About the only real argument for the re-election of Sen. Harry Reid, D-Nevada, is his position as Senate majority leader. But if that’s all he’s got, he hasn’t got much. No politician in America is indispensable. Or irreplaceable.
Harry Reid became majority leader in 2006. Can anyone argue that Nevada is better off today than it was before Sen. Reid shifted his priorities from representing Nevada to representing the national Democrat Party?
Don’t get me wrong. I’m not saying Harry Reid caused the economic collapse after becoming majority leader. I’m sure it’s just a coincidence. Well, pretty sure.
What I am saying is that the fortunes of Nevada will rise and fall with or without Harry Reid in the Senate. Nevada did very well for itself before Harry Reid became majority leader, and it will recover from today’s economic collapse with or without Harry Reid as majority leader.
Yet our friends on the editorial page of the Las Vegas Sun declared Sen. Reid “indispensable” recently because he’s “a tireless worker who understands how to get things done.”
Well, that’s all fine and good … providing that what you’re trying to get done is something fine and good. Or as GOP Senate candidate Chuck Kozack put it, “Harry Reid’s got a lot of influence and he’s very powerful, but what good does that do you when he’s running the freight train in the wrong direction?”
Exactly.
But it’s not just Republicans and conservatives who discount Sen. Reid’s value as majority leader. Mike Zahara, a 30-year veteran Nevada Democrat activist, recently wrote: “The position of majority leader began in 1913 and was formalized in both parties in 1920, and without question, Sen. Harry Reid ranks dead last in either party in this position; no one in the history of the position has had less to show for it than Harry Reid does.”
And that’s Reid’s base!
Then there’s the matter of bringing home the bacon.
As a fiscal conservative, I have no desire for my senator to excel at the fine art of pork-barrel politics. However, if you’re going to run on a platform of being the most powerful politician in Nevada, shouldn’t you at least be able to put your OPM (other people’s money) where your mouth is?

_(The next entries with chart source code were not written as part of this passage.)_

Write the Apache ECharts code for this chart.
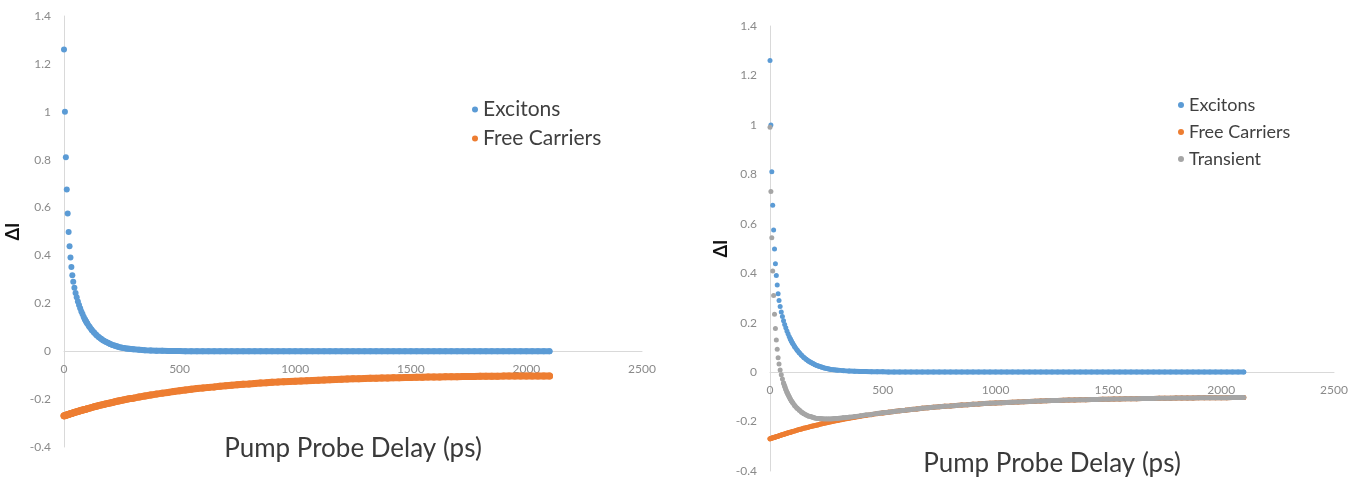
<!DOCTYPE html>
<html>
<head>
<meta charset="utf-8">
<title>Pump probe delay</title>
<script src="https://cdn.jsdelivr.net/npm/echarts@6/dist/echarts.min.js"></script>
<style>
  html, body { margin: 0; padding: 0; background: #fff; }
  #main { width: 1365px; height: 489px; }
</style>
</head>
<body>
<div id="main"></div>
<script>
// pump probe delay (ps), denser sampling at the start
var delays = [
    0, 4, 8, 12, 16, 20, 24, 28, 32, 36,
    40, 45, 50, 55, 60, 65, 70, 75, 80, 85, 90, 95, 100,
    110, 120, 130, 140, 150, 160, 170, 180, 190, 200,
    210, 220, 230, 240, 250, 260, 270, 280, 290, 300,
    325, 350, 375, 400, 425, 450, 475, 500,
    525, 550, 575, 600, 625, 650, 675, 700,
    725, 750, 775, 800, 825, 850, 875, 900,
    925, 950, 975, 1000, 1025, 1050, 1075, 1100,
    1125, 1150, 1175, 1200, 1225, 1250, 1275, 1300,
    1325, 1350, 1375, 1400, 1425, 1450, 1475, 1500,
    1525, 1550, 1575, 1600, 1625, 1650, 1675, 1700,
    1725, 1750, 1775, 1800, 1825, 1850, 1875, 1900,
    1925, 1950, 1975, 2000, 2025, 2050, 2075, 2100
];

var excitons = [
    1.26, 1.0, 0.81, 0.675, 0.575, 0.498, 0.438, 0.391, 0.352, 0.317,
    0.29, 0.265, 0.243, 0.225, 0.208, 0.193, 0.179, 0.166, 0.155, 0.144, 0.134, 0.125, 0.117,
    0.102, 0.089, 0.078, 0.068, 0.059, 0.052, 0.045, 0.04, 0.035, 0.03,
    0.026, 0.023, 0.02, 0.017, 0.015, 0.013, 0.011, 0.01, 0.009, 0.008,
    0.006, 0.004, 0.003, 0.002, 0.002, 0.001, 0.001, 0.001,
    0, 0, 0, 0, 0, 0, 0, 0,
    0, 0, 0, 0, 0, 0, 0, 0,
    0, 0, 0, 0, 0, 0, 0, 0,
    0, 0, 0, 0, 0, 0, 0, 0,
    0, 0, 0, 0, 0, 0, 0, 0,
    0, 0, 0, 0, 0, 0, 0, 0,
    0, 0, 0, 0, 0, 0, 0, 0,
    0, 0, 0, 0, 0, 0, 0, 0
];

var freeCarriers = [
    -0.270, -0.269, -0.267, -0.266, -0.265, -0.264, -0.262, -0.261, -0.260, -0.259,
    -0.257, -0.256, -0.254, -0.253, -0.252, -0.250, -0.249, -0.247, -0.246, -0.244, -0.243, -0.242, -0.240,
    -0.238, -0.235, -0.232, -0.230, -0.227, -0.225, -0.223, -0.220, -0.218, -0.216,
    -0.214, -0.211, -0.209, -0.207, -0.205, -0.203, -0.201, -0.199, -0.197, -0.196,
    -0.191, -0.187, -0.183, -0.179, -0.175, -0.172, -0.168, -0.165,
    -0.162, -0.159, -0.156, -0.154, -0.151, -0.149, -0.146, -0.144,
    -0.142, -0.140, -0.138, -0.137, -0.135, -0.133, -0.132, -0.130,
    -0.129, -0.127, -0.126, -0.125, -0.124, -0.123, -0.122, -0.121,
    -0.120, -0.119, -0.118, -0.117, -0.116, -0.115, -0.115, -0.114,
    -0.113, -0.113, -0.112, -0.112, -0.111, -0.111, -0.110, -0.110,
    -0.109, -0.109, -0.108, -0.108, -0.108, -0.107, -0.107, -0.107,
    -0.106, -0.106, -0.106, -0.105, -0.105, -0.105, -0.105, -0.104,
    -0.104, -0.104, -0.104, -0.104, -0.104, -0.103, -0.103, -0.103
];

var transient = [
    0.990, 0.731, 0.543, 0.409, 0.310, 0.234, 0.176, 0.130, 0.092, 0.058,
    0.033, 0.009, -0.011, -0.028, -0.044, -0.057, -0.070, -0.081, -0.091, -0.100, -0.109, -0.117, -0.123,
    -0.136, -0.146, -0.154, -0.162, -0.168, -0.173, -0.178, -0.180, -0.183, -0.186,
    -0.188, -0.188, -0.189, -0.190, -0.190, -0.190, -0.190, -0.189, -0.188, -0.188,
    -0.185, -0.183, -0.180, -0.177, -0.173, -0.171, -0.167, -0.164,
    -0.162, -0.159, -0.156, -0.154, -0.151, -0.149, -0.146, -0.144,
    -0.142, -0.140, -0.138, -0.137, -0.135, -0.133, -0.132, -0.130,
    -0.129, -0.127, -0.126, -0.125, -0.124, -0.123, -0.122, -0.121,
    -0.120, -0.119, -0.118, -0.117, -0.116, -0.115, -0.115, -0.114,
    -0.113, -0.113, -0.112, -0.112, -0.111, -0.111, -0.110, -0.110,
    -0.109, -0.109, -0.108, -0.108, -0.108, -0.107, -0.107, -0.107,
    -0.106, -0.106, -0.106, -0.105, -0.105, -0.105, -0.105, -0.104,
    -0.104, -0.104, -0.104, -0.104, -0.104, -0.103, -0.103, -0.103
];

var xTicks = [0, 500, 1000, 1500, 2000, 2500];
var yTicks = [-0.4, -0.2, 0, 0.2, 0.4, 0.6, 0.8, 1, 1.2, 1.4];

var BLUE = '#5b9bd5', ORANGE = '#ed7d31', GREY = '#a5a5a5';
var FONT = 'Lato, "Open Sans", sans-serif';

var W = 1365, H = 489;
var grids = [
    { left: 64, right: 723, top: 16, bottom: 42 },
    { left: 770, right: 31, top: 26, bottom: 18 }
];

function pairs(ys, from) {
    var out = [];
    for (var i = from || 0; i < delays.length; i++) out.push([delays[i], ys[i]]);
    return out;
}

// excel puts the horizontal axis (line + labels) on y = 0
function zeroOffset(g) {
    var h = H - g.top - g.bottom;
    var yMin = yTicks[0], yMax = yTicks[yTicks.length - 1];
    return -h * (0 - yMin) / (yMax - yMin);
}

function xAxisFor(idx, gap) {
    return {
        type: 'value', gridIndex: idx,
        min: xTicks[0], max: xTicks[xTicks.length - 1], interval: 500,
        offset: zeroOffset(grids[idx]),
        axisLine: { onZero: false, lineStyle: { color: '#d9d9d9', width: 1 } },
        axisTick: { show: false },
        splitLine: { show: false },
        axisLabel: {
            color: '#8a8a8a', fontSize: 12, fontFamily: FONT, margin: 12,
            formatter: function (v) { return String(v); }
        },
        name: 'Pump Probe Delay (ps)', nameLocation: 'middle', nameGap: gap,
        nameTextStyle: { color: '#3a3a3a', fontSize: 26, fontFamily: FONT }
    };
}

function yAxisFor(idx, gap) {
    return {
        type: 'value', gridIndex: idx,
        min: yTicks[0], max: yTicks[yTicks.length - 1], interval: 0.2,
        axisLine: { show: true, onZero: false, lineStyle: { color: '#d9d9d9', width: 1 } },
        axisTick: { show: false },
        splitLine: { show: false },
        axisLabel: { color: '#8a8a8a', fontSize: 12, fontFamily: FONT, margin: 13 },
        name: 'ΔI', nameLocation: 'middle', nameGap: gap, nameRotate: 90,
        nameTextStyle: { color: '#111', fontSize: 18, fontWeight: 'bold', fontFamily: FONT }
    };
}

function dots(name, ys, color, idx, size) {
    return {
        name: name, type: 'scatter',
        xAxisIndex: idx, yAxisIndex: idx,
        data: pairs(ys),
        symbol: 'circle', symbolSize: size,
        itemStyle: { color: color, opacity: 1 },
        animation: false
    };
}

// where the dots sit so close they merge into one thick band
function band(name, ys, color, idx, width, from) {
    return {
        name: name, type: 'line',
        xAxisIndex: idx, yAxisIndex: idx,
        data: pairs(ys, from),
        showSymbol: false, silent: true,
        lineStyle: { color: color, width: width, cap: 'round', join: 'round' },
        itemStyle: { color: color },
        animation: false
    };
}

var chart = echarts.init(document.getElementById('main'));
chart.setOption({
    backgroundColor: '#fff',
    grid: grids.map(function (g) {
        return { left: g.left, right: g.right, top: g.top, bottom: g.bottom,
                 containLabel: false, outerBoundsMode: 'none' };
    }),
    xAxis: [xAxisFor(0, 84), xAxisFor(1, 78)],
    yAxis: [yAxisFor(0, 42), yAxisFor(1, 40)],
    legend: [
        {
            data: ['Excitons', 'Free Carriers'],
            orient: 'vertical', left: 467, top: 94, itemGap: 8,
            icon: 'circle', itemWidth: 6, itemHeight: 6,
            textStyle: { color: '#404040', fontSize: 21, fontFamily: FONT }
        },
        {
            data: ['Excitons', 'Free Carriers', 'Transient'],
            orient: 'vertical', left: 1173, top: 91, itemGap: 9,
            icon: 'circle', itemWidth: 6, itemHeight: 6,
            textStyle: { color: '#404040', fontSize: 18, fontFamily: FONT }
        }
    ],
    series: [
        band('Excitons', excitons, BLUE, 0, 6, 20),
        dots('Excitons', excitons, BLUE, 0, 6),
        band('Free Carriers', freeCarriers, ORANGE, 0, 7, 0),
        dots('Free Carriers', freeCarriers, ORANGE, 0, 7),
        band('Excitons', excitons, BLUE, 1, 5, 20),
        dots('Excitons', excitons, BLUE, 1, 5),
        band('Free Carriers', freeCarriers, ORANGE, 1, 5, 0),
        dots('Free Carriers', freeCarriers, ORANGE, 1, 5),
        band('Transient', transient, GREY, 1, 5, 14),
        dots('Transient', transient, GREY, 1, 5)
    ]
});
</script>
</body>
</html>
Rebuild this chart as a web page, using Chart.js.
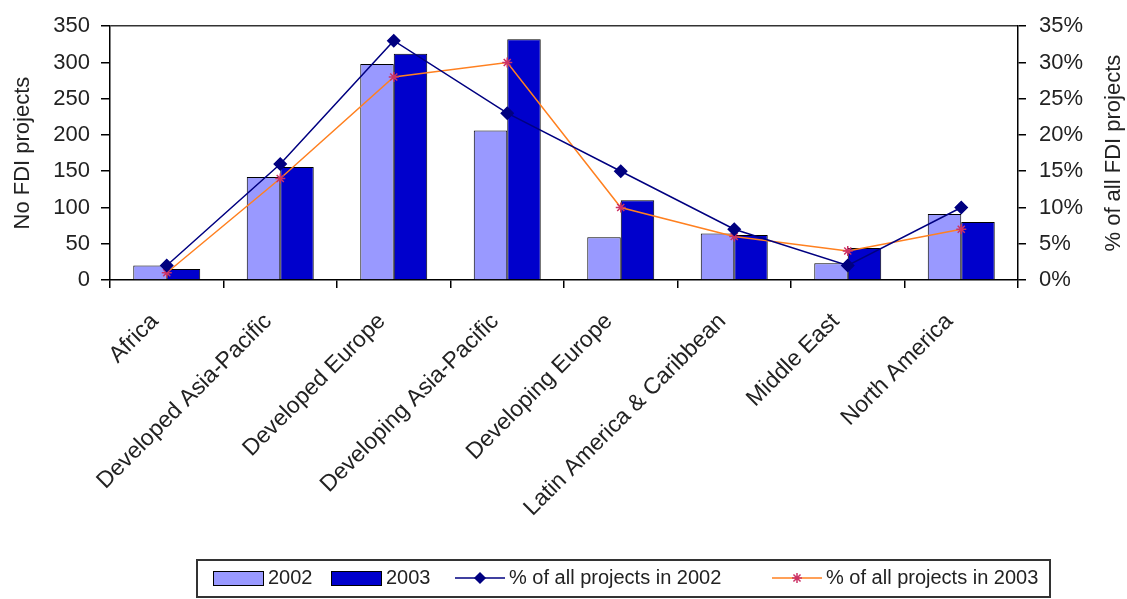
<!DOCTYPE html>
<html>
<head>
<meta charset="utf-8">
<script src="https://cdn.jsdelivr.net/npm/chart.js@4/dist/chart.umd.min.js"></script>
<style>
  html, body { margin: 0; padding: 0; background: #fff; }
  #wrap { width: 1127px; height: 599px; }
</style>
</head>
<body>
<div id="wrap"><canvas id="fdiChart" width="1127" height="599"></canvas></div>
<script>
/* ===== FDI projects by region ===== */

const regions = ['Africa', 'Developed Asia-Pacific', 'Developed Europe', 'Developing Asia-Pacific',
  'Developing Europe', 'Latin America & Caribbean', 'Middle East', 'North America'];
const projects2002 = [20, 142, 298, 206, 59, 64, 23, 91];
const projects2003 = [15, 156, 312, 332, 110, 62, 44, 80];
const share2002 = [2, 16, 33, 23, 15, 7, 2, 10];
const share2003 = [1, 14, 28, 30, 10, 6, 4, 7];
const countTicks = [0, 50, 100, 150, 200, 250, 300, 350];
const shareTicks = [0, 5, 10, 15, 20, 25, 30, 35];

const FONT = "'Liberation Sans', Arial, sans-serif";
const C2002 = '#9999FF';
const C2003 = '#0000CC';
const LINE2002 = '#000080';
const LINE2003 = '#FF8020';
const STAR2003 = '#CC3366';

// right axis title reads bottom-to-top, plus the boxed legend at the bottom
const extrasPlugin = {
  id: 'extras',
  afterDraw(chart) {
    const ctx = chart.ctx;
    const area = chart.chartArea;
    ctx.save();
    ctx.fillStyle = '#222';
    ctx.font = '22px ' + FONT;
    ctx.textAlign = 'center';
    ctx.textBaseline = 'middle';
    ctx.translate(1114, (area.top + area.bottom) / 2);
    ctx.rotate(-Math.PI / 2);
    ctx.fillText('% of all FDI projects', 0, 0);
    ctx.restore();

    // legend
    ctx.save();
    ctx.strokeStyle = '#333';
    ctx.lineWidth = 2;
    ctx.strokeRect(197, 560, 853, 37);
    ctx.font = '20px ' + FONT;
    ctx.fillStyle = '#222';
    ctx.textBaseline = 'middle';
    ctx.textAlign = 'left';
    const cy = 578;
    const items = [
      { x: 213, type: 'bar', color: C2002, text: '2002' },
      { x: 331, type: 'bar', color: C2003, text: '2003' },
      { x: 455, type: 'line', color: LINE2002, marker: 'rectRot', mcolor: LINE2002, text: '% of all projects in 2002' },
      { x: 772, type: 'line', color: LINE2003, marker: 'star', mcolor: STAR2003, text: '% of all projects in 2003' }
    ];
    items.forEach(it => {
      if (it.type === 'bar') {
        ctx.fillStyle = it.color;
        ctx.fillRect(it.x, cy - 7, 50, 14);
        ctx.strokeStyle = '#000';
        ctx.lineWidth = 1;
        ctx.strokeRect(it.x + 0.5, cy - 6.5, 50, 14);
        ctx.fillStyle = '#222';
        ctx.fillText(it.text, it.x + 55, cy);
      } else {
        ctx.strokeStyle = it.color;
        ctx.lineWidth = 1.5;
        ctx.beginPath();
        ctx.moveTo(it.x, cy);
        ctx.lineTo(it.x + 50, cy);
        ctx.stroke();
        ctx.fillStyle = it.mcolor;
        ctx.strokeStyle = it.mcolor;
        Chart.helpers.drawPoint(ctx, {
          pointStyle: it.marker, radius: 5, rotation: 0, borderWidth: 1.5
        }, it.x + 25, cy);
        ctx.fillStyle = '#222';
        ctx.fillText(it.text, it.x + 54, cy);
      }
    });
    ctx.restore();
  }
};

new Chart(document.getElementById('fdiChart').getContext('2d'), {
  data: {
    labels: regions,
    datasets: [
      {
        type: 'line', label: '% of all projects in 2002', data: share2002, yAxisID: 'y1', order: 0,
        borderColor: LINE2002, backgroundColor: LINE2002, borderWidth: 1.5,
        pointStyle: 'rectRot', pointRadius: 6, pointBackgroundColor: LINE2002, pointBorderColor: LINE2002
      },
      {
        type: 'line', label: '% of all projects in 2003', data: share2003, yAxisID: 'y1', order: 0,
        borderColor: LINE2003, backgroundColor: STAR2003, borderWidth: 1.5,
        pointStyle: 'star', pointRadius: 5, pointBorderColor: STAR2003, pointBorderWidth: 1.5
      },
      {
        type: 'bar', label: '2002', data: projects2002, yAxisID: 'y', order: 1,
        backgroundColor: C2002, borderColor: '#000', borderWidth: 1,
        categoryPercentage: 0.59, barPercentage: 1
      },
      {
        type: 'bar', label: '2003', data: projects2003, yAxisID: 'y', order: 1,
        backgroundColor: C2003, borderColor: '#000', borderWidth: 1,
        categoryPercentage: 0.59, barPercentage: 1
      }
    ]
  },
  options: {
    responsive: false,
    animation: false,
    layout: { padding: { top: 24, left: 0, right: 0, bottom: 69 } },
    plugins: {
      legend: { display: false },
      tooltip: { enabled: false }
    },
    scales: {
      x: {
        offset: true,
        afterFit: s => { s.height = 250; },
        grid: { offset: true, drawOnChartArea: false, tickLength: 8, tickColor: '#000', lineWidth: 1.5 },
        border: { color: '#000', width: 1.5 },
        ticks: {
          autoSkip: false, maxRotation: 45, minRotation: 45, padding: 20, labelOffset: -12,
          color: '#222', font: { family: FONT, size: 23 }
        }
      },
      y: {
        position: 'left', min: 0, max: 350,
        afterFit: s => { s.width = 110; },
        afterBuildTicks: s => { s.ticks = countTicks.map(v => ({ value: v })); },
        grid: {
          color: c => (c.tick && c.tick.value === 350 ? '#333' : 'rgba(0,0,0,0)'),
          lineWidth: 1.5, tickColor: '#000', tickLength: 9
        },
        border: { color: '#000', width: 1.5 },
        title: {
          display: true, text: 'No FDI projects', color: '#222',
          font: { family: FONT, size: 22 }, padding: { top: 10, bottom: 0 }
        },
        ticks: { padding: 11, color: '#222', font: { family: FONT, size: 22 } }
      },
      y1: {
        position: 'right', min: 0, max: 35,
        afterFit: s => { s.width = 109; },
        afterBuildTicks: s => { s.ticks = shareTicks.map(v => ({ value: v })); },
        grid: { drawOnChartArea: false, tickColor: '#000', tickLength: 8, lineWidth: 1.5 },
        border: { color: '#000', width: 1.5 },
        ticks: {
          padding: 13, color: '#222', font: { family: FONT, size: 22 },
          callback: v => v + '%'
        }
      }
    }
  },
  plugins: [extrasPlugin]
});
</script>
</body>
</html>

Is the highway between Las Vegas and the California line wide enough yet? Is there high-speed train service linking Nevada to all those tourists in Southern California? Is the Las Vegas Beltway complete? Has all the traffic congestion on Interstate 15 along the Strip corridor been cleared up?
And why, pray tell, do Nevadans still send more money to Washington, D.C., than we get back if Harry Reid is so powerful and so indispensable to Nevadans?
According to the Tax Foundation, Nevada ranks 49th in federal taxes paid vs. federal spending received. Before Harry Reid was elected, Nevada received 98 cents back for every dollar we sent. Now we get 65 cents. That’s “change” Nevadans can believe in?
Indeed, one of the chief arguments for re-electing Harry Reid is that a freshman could never do as much for Nevada as the majority leader. However, Alaska (Mark Begich), Idaho (Jim Risch), North Carolina (Kay Hagan), Oregon (Jeff Merkley), New Mexico (Tom Udall), Virginia (Mark Warner) and Minnesota (Al Franken) all got more stimulus gravy per capita with freshmen senators than Harry Reid ladled out for Nevada.
But what about Yucca Mountain?
OK, sure. Sen. Reid helped kill this project. But in killing Yucca Mountain, Sen. Reid also killed thousands of high-skilled, high-paying jobs in Nevada. And what has he replaced them with? Bupkis.
Indeed, the only real jobs Harry Reid has created in Nevada are jobs on his re-election campaign.
On the other hand, we do have a senior political figure representing Nevada who declared the war in Iraq “lost” with troops still on the battlefield, called the president of the United States a liar, a Supreme Court justice stupid, town-hall protesters evil-mongers, tourists smelly, compared Republicans to defenders of slavery, and threatened to vaporize his political opponents.
How will Nevadans ever survive without such dignity in office?
Harry Reid is not indispensable. Harry Reid is not irreplaceable. Harry Reid is not too big to fail. But Harry Reid might be able to fool enough Nevadans into thinking he is next November.